My Grandmother Sends her Regards and apologises. Fredrik Backman

See, I didn’t even take a proper photograph but the rhubarb tart is apt as my Granny grew rhubarb against the rear wall of her coal shed. Every time she made a tart she would give us a stalk of raw rhubarb to dip in the sugar bowl while she recounted the provenance of her rhubarb stools (no laughing, that is the correct term!), and the secret of their remarkable flavour (horse manure) with all the pride of a Burgundian vintner.

‘There’s something special about a Grandmother’s house. You never forget how it smells.’

I did say no quotation-jotting, didn’t I? I couldn’t resist marking a few pages in this ridiculously quotable book. In fact, I have already seen a fake hand-painted wooden sign with this one on it:

‘Nothing is really gone until your Mum can’t find it.’

In this house that would be corrected to ‘until Teenage Daughter can’t find it’ as she is our official finder-of-stuff.

The book is about a clever little girl who has a very special relationship with her Granny. In fact, it seems that Granny is her only real friend, the only person in the world who even speaks the same language. And then, Granny dies.

That much I knew before I started which was the reason why, despite rave recommendations, I put this book on the long finger for a few months.
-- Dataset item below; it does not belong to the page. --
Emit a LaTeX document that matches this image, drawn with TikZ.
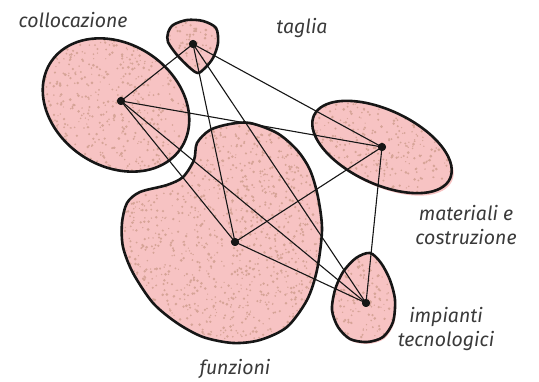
\documentclass[tikz,border=0pt]{standalone}
\usepackage{fontspec}
\setmainfont{Fira Sans}
\definecolor{blobfill}{HTML}{F7C3C3}
\definecolor{speck}{HTML}{D6A497}
\definecolor{txt}{HTML}{3A3A3A}
\definecolor{ink}{HTML}{161616}
\newcommand\specks[5]{\foreach \i in {1,...,#5}{%
  \pgfmathsetmacro\sx{#1+rnd*(#3-#1)}%
  \pgfmathsetmacro\sy{#2+rnd*(#4-#2)}%
  \pgfmathsetmacro\sr{0.6+0.9*rnd}%
  \fill[speck] (\sx,\sy) circle[radius=\sr];}}
% #1 path, #2-#5 bbox, #6 count
\newcommand\blob[6]{%
  \begin{scope}
    \clip #1;
    \fill[blobfill] (#2,#3) rectangle (#4,#5);
    \specks{#2}{#3}{#4}{#5}{#6}
  \end{scope}
  \draw[outline] #1;}
\begin{document}
\begin{tikzpicture}[x=1pt,y=-1pt,
  outline/.style={line width=2.6pt, draw=ink, line join=round},
  edge/.style={line width=1.1pt, draw=ink},
  hub/.style={circle, fill=ink, inner sep=0pt, minimum size=8pt},
  lab/.style={font=\itshape\fontsize{19.5}{24}\selectfont, text=txt, align=center}]
\useasboundingbox (0,0) rectangle (539,382);
\pgfmathsetseed{4242}
% collocazione
\blob{plot[domain=0:355, samples=72, smooth cycle] ({116+78*cos(\x)*0.834-61*sin(\x)*0.552}, {105+78*cos(\x)*0.552+61*sin(\x)*0.834})}{38}{36}{194}{176}{650}
% taglia
\blob{plot[smooth cycle] coordinates {(168,33) (173,25) (187,20) (203,21) (216,28) (218,43) (213,58) (205,68) (198,73) (190,68) (177,55) (168,42)}}{164}{16}{222}{77}{100}
% materiali
\fill[blobfill] plot[domain=0:355, samples=72, smooth cycle] ({384+75*cos(\x)*0.906-37*sin(\x)*0.423}, {149.5+75*cos(\x)*0.423+37*sin(\x)*0.906});
\blob{plot[domain=0:355, samples=72, smooth cycle] ({382+75*cos(\x)*0.906-37*sin(\x)*0.423}, {147+75*cos(\x)*0.423+37*sin(\x)*0.906})}{308}{96}{456}{198}{440}
% funzioni
\blob{plot[smooth cycle] coordinates {(250,123) (277,133) (297,150) (310,170) (318,197) (322,230) (317,270) (307,300) (287,327) (260,340) (233,343) (203,337) (177,323) (153,303) (133,273) (123,247) (122,223) (127,203) (140,192) (167,185) (183,177) (194,160) (197,143) (210,130) (230,124)}}{118}{119}{326}{347}{1400}
% impianti
\fill[blobfill] plot[smooth cycle] coordinates {(371,255) (382,265) (391,282) (396,302) (394,324) (384,339) (368,344) (351,341) (339,329) (333,312) (336,292) (344,274) (357,260)};
\blob{plot[smooth cycle] coordinates {(370,253) (381,263) (390,280) (395,300) (393,322) (383,337) (367,342) (350,339) (338,327) (332,310) (335,290) (343,272) (356,258)}}{328}{249}{399}{346}{200}
% hubs
\node[hub] (c) at (121,101) {};
\node[hub] (t) at (193,44) {};
\node[hub] (m) at (382,147) {};
\node[hub] (f) at (235,242) {};
\node[hub] (i) at (366,303) {};
\foreach \a/\b in {c/t,c/m,c/f,c/i,t/m,t/f,t/i,m/f,m/i,f/i}
  \draw[edge] (\a.center) -- (\b.center);
\node[hub] at (c) {};
\node[hub] at (t) {};
\node[hub] at (m) {};
\node[hub] at (f) {};
\node[hub] at (i) {};
% labels
\node[lab] (lc) at (73,20) {collocazione};
\node[lab] (lt) at (302,28) {taglia};
\node[lab] (lm) at (466,225) {materiali e\\costruzione};
\node[lab] (li) at (446,329) {impianti\\tecnologici};
\node[lab] (lf) at (235,369) {funzioni};
\end{tikzpicture}
\end{document}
I wasn’t certain I could hack a good book about a Granny dying.

‘Sorrow and loss are constant, but if we all had to go through our whole lives carrying them the whole time, we wouldn’t be able to stand it. The sadness would paralyse us. So in the end we just pack it into bags and find somewhere to leave it.’

Elsa’s Granny has spent all seven years of Elsa’s life telling her stories of a faraway make believe land. When Granny dies she leaves a trail of apologetic letters which bring Granny’s fairy tales to life and reveal that Granny wasn’t always the superhero Elsa believed her to be.

‘the best stories are never completely realistic and never entirely made up.’

It’s a lovely book, brimming with imagination and wit, about love and loss and the power of stories to heal the breach.

One. Sarah Crossman.

One. Sarah Crossman. review.

My Middle Daughter knows good books. I know I’ve said this before but, truly, when she hands me a book and says, ‘you should read this Mum,’ I know it will be something special.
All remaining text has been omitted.